• **Input rows**:
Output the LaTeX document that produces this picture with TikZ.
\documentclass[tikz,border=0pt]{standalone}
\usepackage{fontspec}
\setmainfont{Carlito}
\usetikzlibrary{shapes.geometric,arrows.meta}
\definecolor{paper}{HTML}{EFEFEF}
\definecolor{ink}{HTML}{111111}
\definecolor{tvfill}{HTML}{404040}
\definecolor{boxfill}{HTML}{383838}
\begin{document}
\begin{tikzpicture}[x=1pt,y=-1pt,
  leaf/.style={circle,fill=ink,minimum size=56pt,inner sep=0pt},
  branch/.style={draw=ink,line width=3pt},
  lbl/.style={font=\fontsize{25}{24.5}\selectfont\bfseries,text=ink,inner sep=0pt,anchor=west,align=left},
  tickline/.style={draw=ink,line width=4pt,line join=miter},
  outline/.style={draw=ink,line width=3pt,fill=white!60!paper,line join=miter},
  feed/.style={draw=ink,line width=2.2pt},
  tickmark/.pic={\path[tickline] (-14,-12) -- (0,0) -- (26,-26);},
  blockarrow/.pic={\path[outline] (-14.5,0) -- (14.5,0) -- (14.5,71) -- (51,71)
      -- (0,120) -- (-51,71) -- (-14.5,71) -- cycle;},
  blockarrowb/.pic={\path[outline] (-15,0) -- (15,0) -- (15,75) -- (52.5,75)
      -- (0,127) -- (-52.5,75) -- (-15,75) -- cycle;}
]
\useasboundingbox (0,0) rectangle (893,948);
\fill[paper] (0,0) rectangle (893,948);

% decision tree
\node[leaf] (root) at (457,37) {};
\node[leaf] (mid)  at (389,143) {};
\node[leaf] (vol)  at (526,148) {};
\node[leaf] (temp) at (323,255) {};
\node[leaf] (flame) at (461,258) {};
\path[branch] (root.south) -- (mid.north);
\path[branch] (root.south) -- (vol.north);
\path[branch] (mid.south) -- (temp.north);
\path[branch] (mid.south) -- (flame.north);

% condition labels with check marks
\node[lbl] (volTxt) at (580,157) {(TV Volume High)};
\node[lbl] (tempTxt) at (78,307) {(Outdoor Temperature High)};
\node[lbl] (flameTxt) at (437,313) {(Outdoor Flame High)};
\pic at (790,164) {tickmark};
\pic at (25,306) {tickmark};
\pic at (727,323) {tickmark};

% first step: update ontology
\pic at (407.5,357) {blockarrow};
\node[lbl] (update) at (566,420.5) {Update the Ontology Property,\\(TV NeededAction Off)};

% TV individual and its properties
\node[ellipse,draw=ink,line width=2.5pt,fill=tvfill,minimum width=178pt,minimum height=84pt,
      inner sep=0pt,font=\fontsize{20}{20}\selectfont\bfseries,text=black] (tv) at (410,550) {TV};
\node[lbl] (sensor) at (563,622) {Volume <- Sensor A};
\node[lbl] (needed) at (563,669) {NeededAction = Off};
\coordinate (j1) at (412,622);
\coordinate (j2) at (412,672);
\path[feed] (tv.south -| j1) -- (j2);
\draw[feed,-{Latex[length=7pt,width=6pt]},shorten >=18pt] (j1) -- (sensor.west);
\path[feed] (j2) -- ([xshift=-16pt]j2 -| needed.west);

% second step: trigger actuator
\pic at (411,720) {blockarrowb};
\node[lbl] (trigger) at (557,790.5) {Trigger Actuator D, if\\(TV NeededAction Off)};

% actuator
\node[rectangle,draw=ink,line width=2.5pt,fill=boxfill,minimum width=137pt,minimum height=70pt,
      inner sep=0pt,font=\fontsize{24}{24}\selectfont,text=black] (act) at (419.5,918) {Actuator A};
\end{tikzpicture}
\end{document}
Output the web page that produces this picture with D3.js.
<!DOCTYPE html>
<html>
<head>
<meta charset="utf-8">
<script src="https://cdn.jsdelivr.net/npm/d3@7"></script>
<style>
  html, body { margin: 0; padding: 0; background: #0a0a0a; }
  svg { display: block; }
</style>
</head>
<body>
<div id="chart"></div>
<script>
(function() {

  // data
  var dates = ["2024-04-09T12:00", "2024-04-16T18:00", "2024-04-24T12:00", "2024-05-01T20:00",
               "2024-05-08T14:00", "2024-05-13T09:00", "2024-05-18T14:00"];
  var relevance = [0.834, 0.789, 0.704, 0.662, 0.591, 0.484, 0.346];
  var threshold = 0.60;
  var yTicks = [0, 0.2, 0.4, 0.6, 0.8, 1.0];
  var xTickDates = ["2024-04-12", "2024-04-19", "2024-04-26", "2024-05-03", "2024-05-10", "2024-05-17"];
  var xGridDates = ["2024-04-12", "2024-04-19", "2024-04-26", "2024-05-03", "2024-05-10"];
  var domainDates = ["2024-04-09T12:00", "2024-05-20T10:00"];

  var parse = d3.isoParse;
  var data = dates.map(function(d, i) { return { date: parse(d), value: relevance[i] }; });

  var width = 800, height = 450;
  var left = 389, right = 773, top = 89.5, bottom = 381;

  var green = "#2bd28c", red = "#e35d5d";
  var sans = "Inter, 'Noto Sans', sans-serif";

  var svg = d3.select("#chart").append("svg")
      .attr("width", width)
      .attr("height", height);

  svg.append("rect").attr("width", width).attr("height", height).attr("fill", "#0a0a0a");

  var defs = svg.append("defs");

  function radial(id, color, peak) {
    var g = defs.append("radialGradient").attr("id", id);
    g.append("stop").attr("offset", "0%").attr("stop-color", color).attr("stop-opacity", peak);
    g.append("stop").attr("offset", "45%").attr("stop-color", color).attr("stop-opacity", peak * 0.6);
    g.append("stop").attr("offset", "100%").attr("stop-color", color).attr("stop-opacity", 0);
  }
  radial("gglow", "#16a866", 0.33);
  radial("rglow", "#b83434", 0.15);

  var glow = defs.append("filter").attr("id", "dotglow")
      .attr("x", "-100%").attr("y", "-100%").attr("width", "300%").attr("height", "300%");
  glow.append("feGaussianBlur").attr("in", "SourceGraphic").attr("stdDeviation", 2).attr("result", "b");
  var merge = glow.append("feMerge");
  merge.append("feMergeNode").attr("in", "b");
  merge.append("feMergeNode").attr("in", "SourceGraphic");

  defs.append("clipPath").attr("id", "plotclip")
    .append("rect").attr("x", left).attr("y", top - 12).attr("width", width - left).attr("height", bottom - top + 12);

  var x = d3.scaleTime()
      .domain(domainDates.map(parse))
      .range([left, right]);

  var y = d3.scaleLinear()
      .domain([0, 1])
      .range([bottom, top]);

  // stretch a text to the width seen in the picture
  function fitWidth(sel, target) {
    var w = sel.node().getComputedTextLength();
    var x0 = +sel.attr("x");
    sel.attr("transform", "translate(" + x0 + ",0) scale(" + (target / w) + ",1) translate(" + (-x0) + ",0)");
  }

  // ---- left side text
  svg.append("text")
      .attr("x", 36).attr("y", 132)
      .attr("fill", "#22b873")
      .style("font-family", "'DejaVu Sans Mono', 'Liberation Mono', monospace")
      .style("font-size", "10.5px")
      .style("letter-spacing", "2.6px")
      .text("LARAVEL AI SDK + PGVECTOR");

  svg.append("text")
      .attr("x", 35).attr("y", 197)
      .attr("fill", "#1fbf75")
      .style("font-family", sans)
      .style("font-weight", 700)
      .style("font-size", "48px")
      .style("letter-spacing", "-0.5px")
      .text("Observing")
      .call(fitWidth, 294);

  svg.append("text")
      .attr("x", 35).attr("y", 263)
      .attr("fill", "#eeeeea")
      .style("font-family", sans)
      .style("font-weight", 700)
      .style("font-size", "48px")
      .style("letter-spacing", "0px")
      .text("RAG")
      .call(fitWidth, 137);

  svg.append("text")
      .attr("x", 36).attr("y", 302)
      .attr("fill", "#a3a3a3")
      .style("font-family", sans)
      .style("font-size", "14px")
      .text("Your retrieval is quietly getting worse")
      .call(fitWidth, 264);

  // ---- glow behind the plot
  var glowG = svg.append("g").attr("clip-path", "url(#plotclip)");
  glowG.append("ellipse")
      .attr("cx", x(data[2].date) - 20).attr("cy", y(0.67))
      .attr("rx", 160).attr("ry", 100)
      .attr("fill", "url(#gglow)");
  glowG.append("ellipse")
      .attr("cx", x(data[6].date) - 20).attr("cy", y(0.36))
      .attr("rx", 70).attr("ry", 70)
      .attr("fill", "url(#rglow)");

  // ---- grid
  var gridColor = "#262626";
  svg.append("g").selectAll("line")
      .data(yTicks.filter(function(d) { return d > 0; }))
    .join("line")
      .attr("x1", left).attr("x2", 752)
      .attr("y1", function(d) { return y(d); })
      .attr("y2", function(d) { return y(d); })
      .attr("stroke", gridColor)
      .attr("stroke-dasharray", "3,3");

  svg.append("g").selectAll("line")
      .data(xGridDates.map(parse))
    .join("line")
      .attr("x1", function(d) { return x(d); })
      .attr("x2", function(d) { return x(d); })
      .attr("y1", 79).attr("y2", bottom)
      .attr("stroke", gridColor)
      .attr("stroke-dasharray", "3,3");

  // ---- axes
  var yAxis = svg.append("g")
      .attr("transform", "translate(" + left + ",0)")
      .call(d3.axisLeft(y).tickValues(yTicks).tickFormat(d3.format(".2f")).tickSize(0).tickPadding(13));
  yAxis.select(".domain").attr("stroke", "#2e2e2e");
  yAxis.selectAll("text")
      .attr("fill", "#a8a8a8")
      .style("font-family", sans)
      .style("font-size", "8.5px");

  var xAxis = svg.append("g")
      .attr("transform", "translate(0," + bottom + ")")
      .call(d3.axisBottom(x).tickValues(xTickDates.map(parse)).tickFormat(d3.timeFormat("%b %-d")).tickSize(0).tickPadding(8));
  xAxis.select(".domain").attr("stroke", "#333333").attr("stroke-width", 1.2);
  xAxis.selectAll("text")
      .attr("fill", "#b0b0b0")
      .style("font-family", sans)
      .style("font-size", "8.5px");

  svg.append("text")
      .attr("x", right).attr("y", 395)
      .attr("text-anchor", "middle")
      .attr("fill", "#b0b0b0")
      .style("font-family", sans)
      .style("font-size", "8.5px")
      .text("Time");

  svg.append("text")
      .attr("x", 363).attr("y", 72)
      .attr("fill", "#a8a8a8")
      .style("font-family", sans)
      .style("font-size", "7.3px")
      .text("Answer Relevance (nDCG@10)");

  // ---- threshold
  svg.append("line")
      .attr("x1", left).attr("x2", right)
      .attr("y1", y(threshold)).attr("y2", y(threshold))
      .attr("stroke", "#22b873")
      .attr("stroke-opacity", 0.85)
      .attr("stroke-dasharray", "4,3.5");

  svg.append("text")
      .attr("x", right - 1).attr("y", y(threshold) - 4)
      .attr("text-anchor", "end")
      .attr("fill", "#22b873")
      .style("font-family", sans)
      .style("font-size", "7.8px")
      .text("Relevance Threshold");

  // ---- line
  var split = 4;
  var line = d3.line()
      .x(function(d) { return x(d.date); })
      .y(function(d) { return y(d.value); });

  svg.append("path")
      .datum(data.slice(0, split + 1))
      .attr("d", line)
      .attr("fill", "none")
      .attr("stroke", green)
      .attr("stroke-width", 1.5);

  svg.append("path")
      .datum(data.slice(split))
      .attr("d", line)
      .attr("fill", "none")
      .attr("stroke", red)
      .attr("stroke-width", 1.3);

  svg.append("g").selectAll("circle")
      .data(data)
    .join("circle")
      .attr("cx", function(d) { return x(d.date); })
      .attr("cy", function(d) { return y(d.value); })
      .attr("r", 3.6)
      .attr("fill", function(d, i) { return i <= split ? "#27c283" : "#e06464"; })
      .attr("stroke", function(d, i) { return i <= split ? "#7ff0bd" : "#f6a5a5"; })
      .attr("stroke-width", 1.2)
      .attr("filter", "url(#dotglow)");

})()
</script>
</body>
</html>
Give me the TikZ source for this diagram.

• **Problem**: Up to and including the line with "(mid.south) -- (flame.north);", print every line of the records from the start.

• **Solution below**:
Output the LaTeX document that produces this picture with TikZ.
\documentclass[tikz,border=0pt]{standalone}
\usepackage{fontspec}
\setmainfont{Carlito}
\usetikzlibrary{shapes.geometric,arrows.meta}
\definecolor{paper}{HTML}{EFEFEF}
\definecolor{ink}{HTML}{111111}
\definecolor{tvfill}{HTML}{404040}
\definecolor{boxfill}{HTML}{383838}
\begin{document}
\begin{tikzpicture}[x=1pt,y=-1pt,
  leaf/.style={circle,fill=ink,minimum size=56pt,inner sep=0pt},
  branch/.style={draw=ink,line width=3pt},
  lbl/.style={font=\fontsize{25}{24.5}\selectfont\bfseries,text=ink,inner sep=0pt,anchor=west,align=left},
  tickline/.style={draw=ink,line width=4pt,line join=miter},
  outline/.style={draw=ink,line width=3pt,fill=white!60!paper,line join=miter},
  feed/.style={draw=ink,line width=2.2pt},
  tickmark/.pic={\path[tickline] (-14,-12) -- (0,0) -- (26,-26);},
  blockarrow/.pic={\path[outline] (-14.5,0) -- (14.5,0) -- (14.5,71) -- (51,71)
      -- (0,120) -- (-51,71) -- (-14.5,71) -- cycle;},
  blockarrowb/.pic={\path[outline] (-15,0) -- (15,0) -- (15,75) -- (52.5,75)
      -- (0,127) -- (-52.5,75) -- (-15,75) -- cycle;}
]
\useasboundingbox (0,0) rectangle (893,948);
\fill[paper] (0,0) rectangle (893,948);

% decision tree
\node[leaf] (root) at (457,37) {};
\node[leaf] (mid)  at (389,143) {};
\node[leaf] (vol)  at (526,148) {};
\node[leaf] (temp) at (323,255) {};
\node[leaf] (flame) at (461,258) {};
\path[branch] (root.south) -- (mid.north);
\path[branch] (root.south) -- (vol.north);
\path[branch] (mid.south) -- (temp.north);
\path[branch] (mid.south) -- (flame.north);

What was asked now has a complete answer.